**AVAILABLE DATA:**
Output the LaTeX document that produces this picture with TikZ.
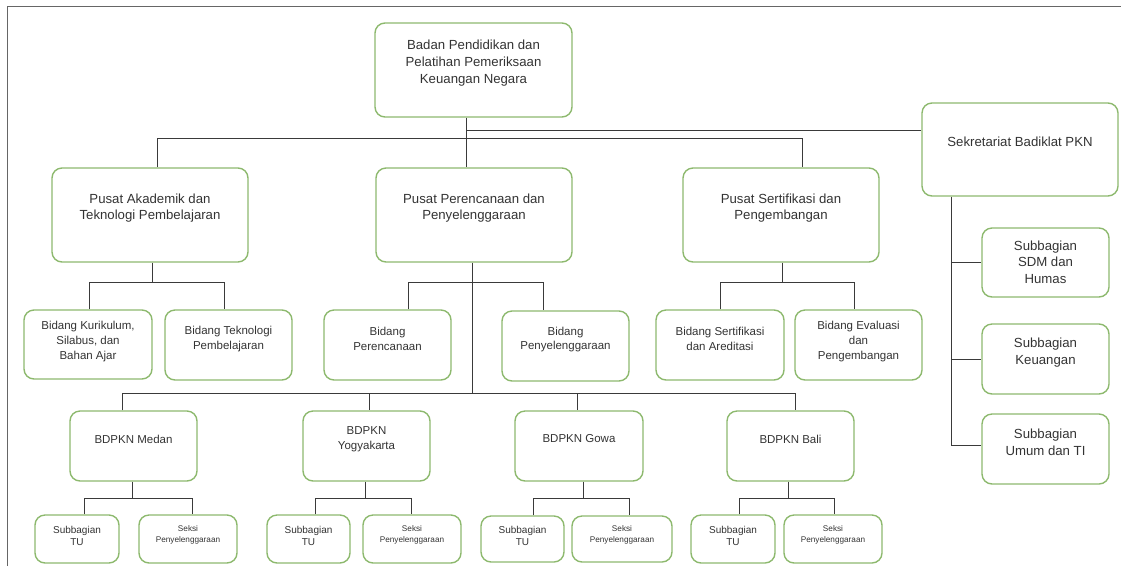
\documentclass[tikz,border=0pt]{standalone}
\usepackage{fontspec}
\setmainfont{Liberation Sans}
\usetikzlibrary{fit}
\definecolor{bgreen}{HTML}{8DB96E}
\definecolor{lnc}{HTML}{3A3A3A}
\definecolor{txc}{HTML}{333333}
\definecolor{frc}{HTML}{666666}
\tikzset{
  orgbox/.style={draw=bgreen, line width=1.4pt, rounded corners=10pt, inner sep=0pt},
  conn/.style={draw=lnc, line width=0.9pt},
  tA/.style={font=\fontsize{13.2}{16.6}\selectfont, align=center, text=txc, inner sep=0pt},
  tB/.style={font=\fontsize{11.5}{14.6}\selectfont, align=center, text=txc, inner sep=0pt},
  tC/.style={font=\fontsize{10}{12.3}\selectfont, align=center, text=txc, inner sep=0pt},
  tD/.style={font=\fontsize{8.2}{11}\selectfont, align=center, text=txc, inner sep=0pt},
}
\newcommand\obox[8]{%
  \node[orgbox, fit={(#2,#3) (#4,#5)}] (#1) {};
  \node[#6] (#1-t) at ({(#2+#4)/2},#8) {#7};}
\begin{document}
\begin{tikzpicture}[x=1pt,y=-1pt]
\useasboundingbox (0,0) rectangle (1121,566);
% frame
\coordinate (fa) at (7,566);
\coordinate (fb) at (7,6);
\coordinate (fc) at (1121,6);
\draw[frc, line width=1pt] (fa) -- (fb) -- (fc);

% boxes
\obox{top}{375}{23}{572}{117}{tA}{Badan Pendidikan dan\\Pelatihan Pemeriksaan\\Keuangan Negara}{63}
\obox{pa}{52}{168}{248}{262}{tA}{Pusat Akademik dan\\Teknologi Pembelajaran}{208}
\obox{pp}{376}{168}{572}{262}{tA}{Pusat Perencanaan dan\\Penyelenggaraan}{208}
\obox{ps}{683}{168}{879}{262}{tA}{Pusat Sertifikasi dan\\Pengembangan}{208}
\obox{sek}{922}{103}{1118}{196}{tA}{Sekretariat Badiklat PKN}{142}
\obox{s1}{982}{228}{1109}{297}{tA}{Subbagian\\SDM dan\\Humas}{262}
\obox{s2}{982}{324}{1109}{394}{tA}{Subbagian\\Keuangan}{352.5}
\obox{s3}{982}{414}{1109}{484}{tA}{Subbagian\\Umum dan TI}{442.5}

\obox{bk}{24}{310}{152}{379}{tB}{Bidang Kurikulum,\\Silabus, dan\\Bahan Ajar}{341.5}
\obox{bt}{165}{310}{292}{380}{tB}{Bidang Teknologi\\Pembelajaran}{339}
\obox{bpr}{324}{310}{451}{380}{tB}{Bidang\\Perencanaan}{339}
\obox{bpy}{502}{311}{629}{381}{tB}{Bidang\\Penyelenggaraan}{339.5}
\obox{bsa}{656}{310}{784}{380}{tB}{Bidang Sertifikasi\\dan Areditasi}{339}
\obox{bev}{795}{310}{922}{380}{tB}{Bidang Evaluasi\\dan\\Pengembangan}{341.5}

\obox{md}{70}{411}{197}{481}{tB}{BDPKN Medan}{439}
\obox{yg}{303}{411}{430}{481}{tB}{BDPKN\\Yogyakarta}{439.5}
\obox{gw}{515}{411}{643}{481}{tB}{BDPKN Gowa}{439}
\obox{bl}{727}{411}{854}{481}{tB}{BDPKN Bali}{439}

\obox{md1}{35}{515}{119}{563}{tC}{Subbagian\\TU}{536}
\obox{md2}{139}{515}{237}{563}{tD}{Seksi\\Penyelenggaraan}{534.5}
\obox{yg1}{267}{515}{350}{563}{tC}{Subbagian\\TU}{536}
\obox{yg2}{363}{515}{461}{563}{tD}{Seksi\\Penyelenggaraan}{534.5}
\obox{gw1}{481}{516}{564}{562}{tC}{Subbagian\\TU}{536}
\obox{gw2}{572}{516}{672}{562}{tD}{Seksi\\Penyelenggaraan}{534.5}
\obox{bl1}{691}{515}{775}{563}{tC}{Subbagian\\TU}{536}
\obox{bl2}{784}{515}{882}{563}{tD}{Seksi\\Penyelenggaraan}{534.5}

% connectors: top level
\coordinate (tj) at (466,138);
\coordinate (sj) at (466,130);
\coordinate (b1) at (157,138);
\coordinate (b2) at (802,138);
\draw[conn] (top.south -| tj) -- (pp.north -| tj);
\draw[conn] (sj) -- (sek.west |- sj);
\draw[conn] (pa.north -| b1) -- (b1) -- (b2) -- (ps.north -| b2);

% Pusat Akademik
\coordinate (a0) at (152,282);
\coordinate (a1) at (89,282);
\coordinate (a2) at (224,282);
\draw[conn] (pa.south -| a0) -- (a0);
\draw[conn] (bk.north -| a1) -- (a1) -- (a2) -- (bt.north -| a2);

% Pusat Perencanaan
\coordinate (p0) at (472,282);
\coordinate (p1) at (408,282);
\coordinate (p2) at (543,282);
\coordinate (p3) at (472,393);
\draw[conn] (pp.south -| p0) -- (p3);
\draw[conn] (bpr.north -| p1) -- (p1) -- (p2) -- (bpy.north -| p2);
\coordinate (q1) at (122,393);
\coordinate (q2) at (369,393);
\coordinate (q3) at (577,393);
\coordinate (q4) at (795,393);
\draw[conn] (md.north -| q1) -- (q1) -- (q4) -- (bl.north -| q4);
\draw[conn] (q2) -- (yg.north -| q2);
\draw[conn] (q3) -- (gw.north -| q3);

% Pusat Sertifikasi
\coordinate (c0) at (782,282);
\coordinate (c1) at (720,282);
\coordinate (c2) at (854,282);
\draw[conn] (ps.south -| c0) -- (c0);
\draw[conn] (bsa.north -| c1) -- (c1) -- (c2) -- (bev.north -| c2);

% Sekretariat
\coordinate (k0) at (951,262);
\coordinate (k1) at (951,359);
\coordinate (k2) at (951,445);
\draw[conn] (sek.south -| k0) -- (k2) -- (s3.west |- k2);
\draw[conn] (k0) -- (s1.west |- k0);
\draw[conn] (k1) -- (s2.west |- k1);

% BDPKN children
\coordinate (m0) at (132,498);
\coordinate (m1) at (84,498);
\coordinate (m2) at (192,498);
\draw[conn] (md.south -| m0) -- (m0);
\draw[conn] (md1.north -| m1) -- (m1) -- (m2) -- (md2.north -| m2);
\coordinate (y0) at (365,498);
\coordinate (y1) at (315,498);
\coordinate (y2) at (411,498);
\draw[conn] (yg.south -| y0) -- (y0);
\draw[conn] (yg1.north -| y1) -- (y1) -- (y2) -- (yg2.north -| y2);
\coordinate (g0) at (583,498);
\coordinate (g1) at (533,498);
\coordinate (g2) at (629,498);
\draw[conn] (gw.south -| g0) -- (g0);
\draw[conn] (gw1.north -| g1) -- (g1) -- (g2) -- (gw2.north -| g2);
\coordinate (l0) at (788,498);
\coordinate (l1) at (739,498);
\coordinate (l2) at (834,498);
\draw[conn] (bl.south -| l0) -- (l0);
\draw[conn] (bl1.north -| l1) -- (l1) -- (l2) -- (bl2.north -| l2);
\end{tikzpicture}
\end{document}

**WHAT IS EXPECTED:** With the pictures left out, restate word for word every line of the data above, from the first down to the line that contains "(fa) -- (fb) -- (fc);".

**EXERCISE RESPONSE:**
Output the LaTeX document that produces this picture with TikZ.
\documentclass[tikz,border=0pt]{standalone}
\usepackage{fontspec}
\setmainfont{Liberation Sans}
\usetikzlibrary{fit}
\definecolor{bgreen}{HTML}{8DB96E}
\definecolor{lnc}{HTML}{3A3A3A}
\definecolor{txc}{HTML}{333333}
\definecolor{frc}{HTML}{666666}
\tikzset{
  orgbox/.style={draw=bgreen, line width=1.4pt, rounded corners=10pt, inner sep=0pt},
  conn/.style={draw=lnc, line width=0.9pt},
  tA/.style={font=\fontsize{13.2}{16.6}\selectfont, align=center, text=txc, inner sep=0pt},
  tB/.style={font=\fontsize{11.5}{14.6}\selectfont, align=center, text=txc, inner sep=0pt},
  tC/.style={font=\fontsize{10}{12.3}\selectfont, align=center, text=txc, inner sep=0pt},
  tD/.style={font=\fontsize{8.2}{11}\selectfont, align=center, text=txc, inner sep=0pt},
}
\newcommand\obox[8]{%
  \node[orgbox, fit={(#2,#3) (#4,#5)}] (#1) {};
  \node[#6] (#1-t) at ({(#2+#4)/2},#8) {#7};}
\begin{document}
\begin{tikzpicture}[x=1pt,y=-1pt]
\useasboundingbox (0,0) rectangle (1121,566);
% frame
\coordinate (fa) at (7,566);
\coordinate (fb) at (7,6);
\coordinate (fc) at (1121,6);
\draw[frc, line width=1pt] (fa) -- (fb) -- (fc);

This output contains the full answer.